Europe retail investment rises fast, echoes changes in consumer behaviour
Investment in European retail is rising fast, despite tough times for the sector in many countries, with investment in some surging ahead of the pack.
And it seems that the online revolution, which is having a major impact on the fashion sector, is driving investment in certain key markets. Meanwhile, the slower adoption of e-tail by some other countries means investment is still pouring into physical retail.
That’s according to Savills’ latest Market in Minutes, European Retail Investment Report. The property specialist said overall investment in the European retail sector reached €21 billion up to the end of Q3, an 8% year-on-year rise.

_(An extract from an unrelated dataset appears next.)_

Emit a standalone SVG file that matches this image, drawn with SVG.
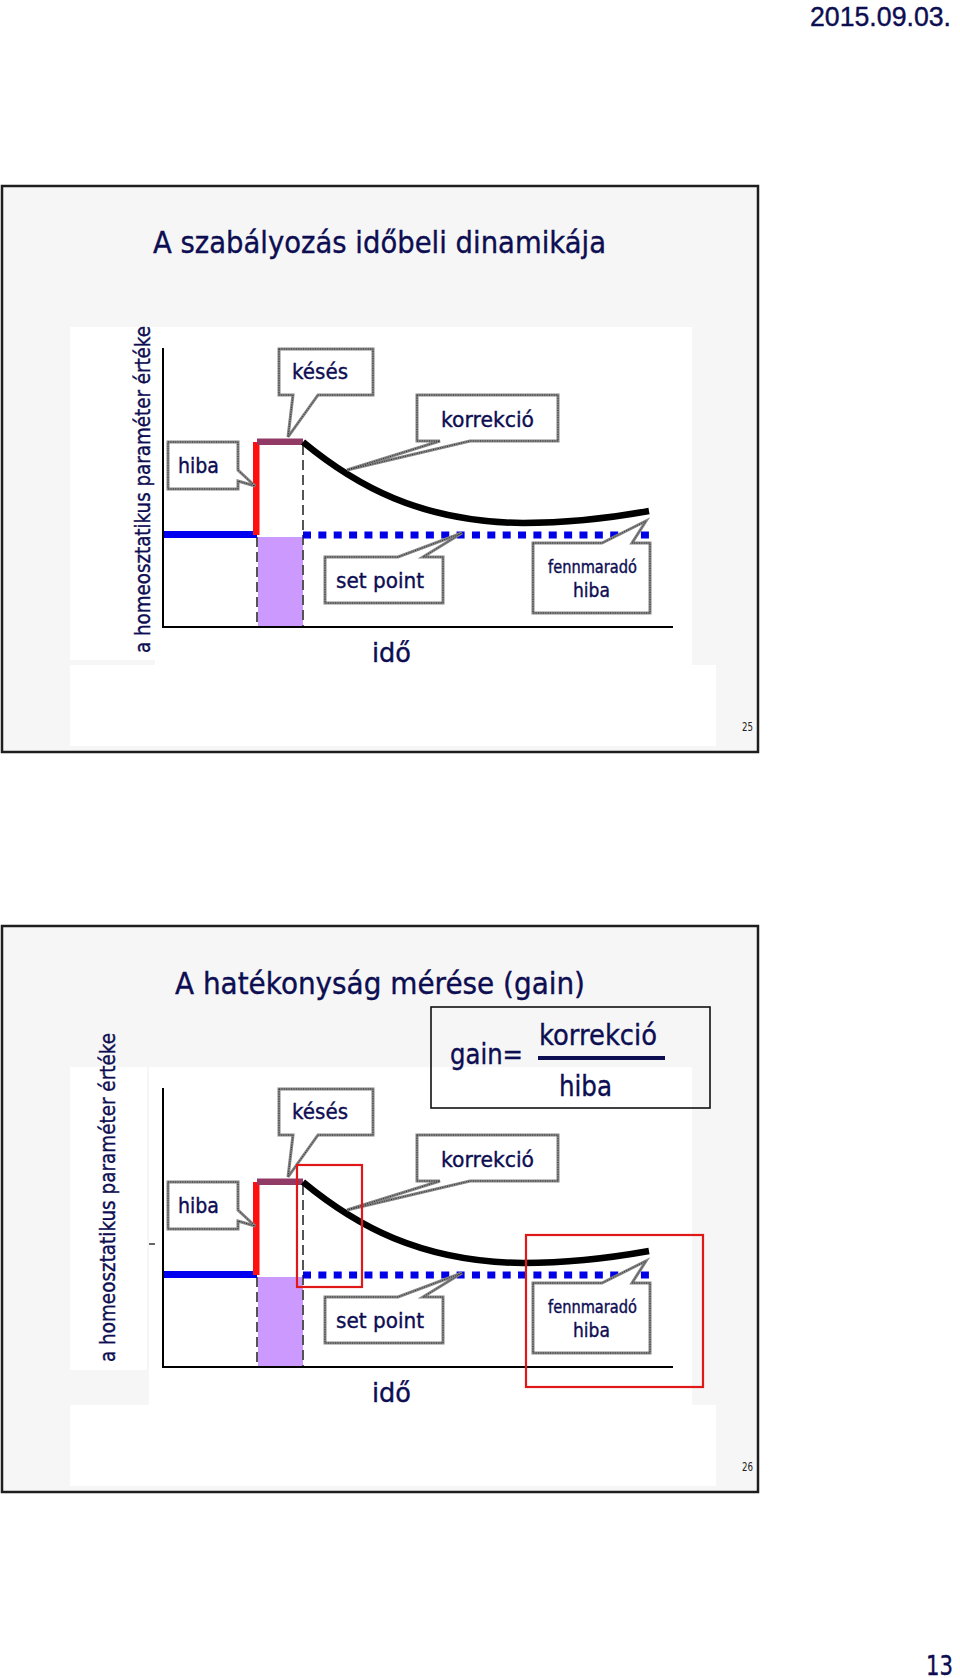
<svg xmlns="http://www.w3.org/2000/svg" width="960" height="1678" viewBox="0 0 960 1678">
<style>
text { font-family: "DejaVu Sans", "Noto Sans", sans-serif; fill: #0d0d52; stroke: #0d0d52; stroke-width: 0.4; }
.slide { fill: #f6f6f6; stroke: #1e1e1e; stroke-width: 2.5; }
.wh { fill: #ffffff; }
.axis { stroke: #000; stroke-width: 2; fill: none; }
.co { fill: #ffffff; stroke: #858585; stroke-width: 3; stroke-linejoin: miter; }
.co2 { fill: none; stroke: #2a2a2a; stroke-width: 1; stroke-dasharray: 1 1.4; }
.gdash { stroke: #555; stroke-width: 2; stroke-dasharray: 10 5; fill: none; }
.curve { stroke: #000; stroke-width: 6.5; fill: none; stroke-linecap: butt; }
.sp { stroke: #0000e6; stroke-width: 7; stroke-dasharray: 8 7.36; fill: none; }
.solid { stroke: #0000f0; stroke-width: 7; fill: none; }
.redbox { fill: none; stroke: #e01818; stroke-width: 2.2; }
.pn { fill: #222; stroke: none; font-size: 12px; }
</style>

<rect x="0" y="0" width="960" height="1678" fill="#ffffff"/>

<g id="date"><text x="810" y="26" font-size="27" style="font-family:'Liberation Sans', Arial, sans-serif" textLength="141" lengthAdjust="spacingAndGlyphs">2015.09.03.</text></g>

<!-- ================= SLIDE 1 ================= -->
<g id="slide1">
  <rect class="slide" x="2" y="186" width="756" height="566"/>
  <rect class="wh" x="70" y="327" width="85" height="333"/>
  <rect class="wh" x="155" y="327" width="537" height="338"/>
  <rect class="wh" x="70" y="665" width="646" height="81"/>
  <g id="title1"><text x="153" y="253" font-size="31" textLength="453" lengthAdjust="spacingAndGlyphs">A szabályozás időbeli dinamikája</text></g>
  <g id="ylabel1"><text transform="translate(150,653) rotate(-90)" font-size="22" textLength="327" lengthAdjust="spacingAndGlyphs">a homeosztatikus paraméter értéke</text></g>

  <g id="chart1">
    <rect x="258" y="537" width="45" height="90" fill="#cc99ff"/>
    <line class="gdash" x1="257" y1="537" x2="257" y2="627"/>
    <line class="gdash" x1="303" y1="445" x2="303" y2="627"/>
    <line class="solid" x1="163" y1="534.5" x2="257" y2="534.5"/>
    <rect x="253" y="442" width="6.5" height="93" fill="#ff1010"/>
    <rect x="257" y="438.5" width="46" height="6.5" fill="#913a66"/>
    <line class="sp" x1="303" y1="535" x2="649" y2="535"/>
    <path class="curve" d="M303,442 C355,485 420,522 523,523 C570,523 610,518 649,511"/>
    <line class="axis" x1="163" y1="348" x2="163" y2="628"/>
    <line class="axis" x1="162" y1="627" x2="673" y2="627"/>
  </g>

  <g id="keses1">
    <path class="co" d="M279,349 H373 V395 H318 L288,437 L293,395 H279 Z"/>
    <path class="co2" d="M279,349 H373 V395 H318 L288,437 L293,395 H279 Z"/>
    <text x="292" y="379" font-size="22" textLength="56" lengthAdjust="spacingAndGlyphs">késés</text>
  </g>
  <g id="korrekcio1">
    <path class="co" d="M417,395 H558 V441 H470 L347,470 L440,441 H417 Z"/>
    <path class="co2" d="M417,395 H558 V441 H470 L347,470 L440,441 H417 Z"/>
    <text x="441" y="427" font-size="22" textLength="93" lengthAdjust="spacingAndGlyphs">korrekció</text>
  </g>
  <g id="hiba1">
    <path class="co" d="M168,442 H238 V470 L255,486 L238,481 V489 H168 Z"/>
    <path class="co2" d="M168,442 H238 V470 L255,486 L238,481 V489 H168 Z"/>
    <text x="178" y="473" font-size="22" textLength="41" lengthAdjust="spacingAndGlyphs">hiba</text>
  </g>
  <g id="setpoint1">
    <path class="co" d="M325,557 H398 L462,533 L423,557 H443 V603 H325 Z"/>
    <path class="co2" d="M325,557 H398 L462,533 L423,557 H443 V603 H325 Z"/>
    <text x="336" y="588" font-size="22" textLength="88" lengthAdjust="spacingAndGlyphs">set point</text>
  </g>
  <g id="fennmarado1">
    <path class="co" d="M533,543 H602 L646,521 L632,543 H650 V613 H533 Z"/>
    <path class="co2" d="M533,543 H602 L646,521 L632,543 H650 V613 H533 Z"/>
    <text x="548" y="573" font-size="17" textLength="89" lengthAdjust="spacingAndGlyphs">fennmaradó</text>
    <text x="573" y="597" font-size="20" textLength="37" lengthAdjust="spacingAndGlyphs">hiba</text>
  </g>
  <g id="ido1"><text x="372" y="662" font-size="27" textLength="39" lengthAdjust="spacingAndGlyphs">idő</text></g>
  <g id="pn25"><text class="pn" x="742" y="731" textLength="11" lengthAdjust="spacingAndGlyphs">25</text></g>
</g>

<!-- ================= SLIDE 2 ================= -->
<g id="slide2">
  <rect class="slide" x="2" y="926" width="756" height="566"/>
  <rect class="wh" x="70" y="1067" width="77" height="303"/>
  <rect class="wh" x="149" y="1067" width="543" height="338"/>
  <rect class="wh" x="70" y="1405" width="646" height="81"/>
  <g id="title2"><text x="175" y="994" font-size="31" textLength="410" lengthAdjust="spacingAndGlyphs">A hatékonyság mérése (gain)</text></g>
  <g id="ylabel2"><text transform="translate(115,1362) rotate(-90)" font-size="22" textLength="329" lengthAdjust="spacingAndGlyphs">a homeosztatikus paraméter értéke</text></g>

  <g id="gainbox">
    <rect x="431" y="1007" width="279" height="101" fill="none" stroke="#111" stroke-width="1.6"/>
    <text x="450" y="1064" font-size="28" textLength="73" lengthAdjust="spacingAndGlyphs">gain=</text>
    <text x="539" y="1045" font-size="29" textLength="118" lengthAdjust="spacingAndGlyphs">korrekció</text>
    <line x1="538" y1="1058" x2="665" y2="1058" stroke="#0d0d52" stroke-width="4"/>
    <text x="559" y="1096" font-size="28" textLength="53" lengthAdjust="spacingAndGlyphs">hiba</text>
  </g>

  <g id="chart2">
    <rect x="258" y="1277" width="45" height="90" fill="#cc99ff"/>
    <line class="gdash" x1="257" y1="1277" x2="257" y2="1367"/>
    <line class="gdash" x1="303" y1="1185" x2="303" y2="1367"/>
    <line class="solid" x1="163" y1="1274.5" x2="257" y2="1274.5"/>
    <rect x="253" y="1182" width="6.5" height="93" fill="#ff1010"/>
    <rect x="257" y="1178.5" width="46" height="6.5" fill="#913a66"/>
    <line class="sp" x1="303" y1="1275" x2="649" y2="1275"/>
    <path class="curve" d="M303,1182 C355,1225 420,1262 523,1263 C570,1263 610,1258 649,1251"/>
    <line class="axis" x1="163" y1="1088" x2="163" y2="1368"/>
    <line class="axis" x1="162" y1="1367" x2="673" y2="1367"/>
    <line x1="149" y1="1244" x2="155" y2="1244" stroke="#333" stroke-width="1.5"/>
  </g>

  <g id="keses2">
    <path class="co" d="M279,1089 H373 V1135 H318 L288,1177 L293,1135 H279 Z"/>
    <path class="co2" d="M279,1089 H373 V1135 H318 L288,1177 L293,1135 H279 Z"/>
    <text x="292" y="1119" font-size="22" textLength="56" lengthAdjust="spacingAndGlyphs">késés</text>
  </g>
  <g id="korrekcio2">
    <path class="co" d="M417,1135 H558 V1181 H470 L347,1210 L440,1181 H417 Z"/>
    <path class="co2" d="M417,1135 H558 V1181 H470 L347,1210 L440,1181 H417 Z"/>
    <text x="441" y="1167" font-size="22" textLength="93" lengthAdjust="spacingAndGlyphs">korrekció</text>
  </g>
  <g id="hiba2">
    <path class="co" d="M168,1182 H238 V1210 L255,1226 L238,1221 V1229 H168 Z"/>
    <path class="co2" d="M168,1182 H238 V1210 L255,1226 L238,1221 V1229 H168 Z"/>
    <text x="178" y="1213" font-size="22" textLength="41" lengthAdjust="spacingAndGlyphs">hiba</text>
  </g>
  <g id="setpoint2">
    <path class="co" d="M325,1297 H398 L462,1273 L423,1297 H443 V1343 H325 Z"/>
    <path class="co2" d="M325,1297 H398 L462,1273 L423,1297 H443 V1343 H325 Z"/>
    <text x="336" y="1328" font-size="22" textLength="88" lengthAdjust="spacingAndGlyphs">set point</text>
  </g>
  <g id="fennmarado2">
    <path class="co" d="M533,1283 H602 L646,1261 L632,1283 H650 V1353 H533 Z"/>
    <path class="co2" d="M533,1283 H602 L646,1261 L632,1283 H650 V1353 H533 Z"/>
    <text x="548" y="1313" font-size="17" textLength="89" lengthAdjust="spacingAndGlyphs">fennmaradó</text>
    <text x="573" y="1337" font-size="20" textLength="37" lengthAdjust="spacingAndGlyphs">hiba</text>
  </g>
  <g id="redboxes">
    <rect class="redbox" x="297" y="1165" width="65" height="122"/>
    <rect class="redbox" x="526" y="1235" width="177" height="152"/>
  </g>
  <g id="ido2"><text x="372" y="1402" font-size="27" textLength="39" lengthAdjust="spacingAndGlyphs">idő</text></g>
  <g id="pn26"><text class="pn" x="742" y="1471" textLength="11" lengthAdjust="spacingAndGlyphs">26</text></g>
</g>

<g id="pagenum"><text x="926" y="1675" font-size="26" textLength="27" lengthAdjust="spacingAndGlyphs">13</text></g>
</svg>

“Non-core” Belgium (+229%), Poland (+80%) and Italy (+52%) saw the greatest increase in retail property investment in the first nine months of 2018, while in the core markets, investment into France was up 23% and in Germany the figure stood at 15%. Germany saw the biggest investment in total, mainly in retail warehousing (as the need for property to support e-tail rose), and retail parks.
Germany has been in first place for overall share of the investment market (24%) for some years, with the UK coming in second with 19% of market share.
But the biggest investment category generally remained shopping centres and here, non-core countries also saw the biggest benefit. Italy (+158%/€1.2bn) and Poland (+82%/€2.1bn), enjoyed the highest increase out of an overall 11% rise in investment across the continent.
When it comes to warehouses and retail parks, the UK and Germany were the big winners. They took gold and silver for turnover in Q1-Q3, with the UK accounting for 43% of the €2.5bn turnover figure and Germany capturing a third of the market (€1.9bn).
Those figures underscore the changes that are happening in retail in those countries as both Britain and Germany see their fashion sectors migrating online and physical stores struggling. The investment levels in shopping centres and retail parks also echo the fact that it’s the larger ‘supermalls’ that are prospering and that fashion tenants are increasingly moving into retail parks, locations once limited to giant DIY stores and supermarkets.
But, with the report saying that consumer confidence is back on the rise and private consumption is set to grow by 1.5% this year and 1.6% next year, this could boost prime high street assets in some countries. Here, investment has been particularly impressive in markets such as France (50% of the total), Spain and the Netherlands (30% of the total figure).
Eri Mitsostergiou, European research analyst, said: “What has been really interesting is that, despite a move towards e-commerce in core markets such as the UK and Germany, there are still prime high street opportunities to be had in markets such as France and Spain where online retail has not yet taken off to the same extent. Overall, quality high street units in shopping streets with strong footfall and tourist numbers are highly sought after by investors and considered to be a defensive choice against online retail.”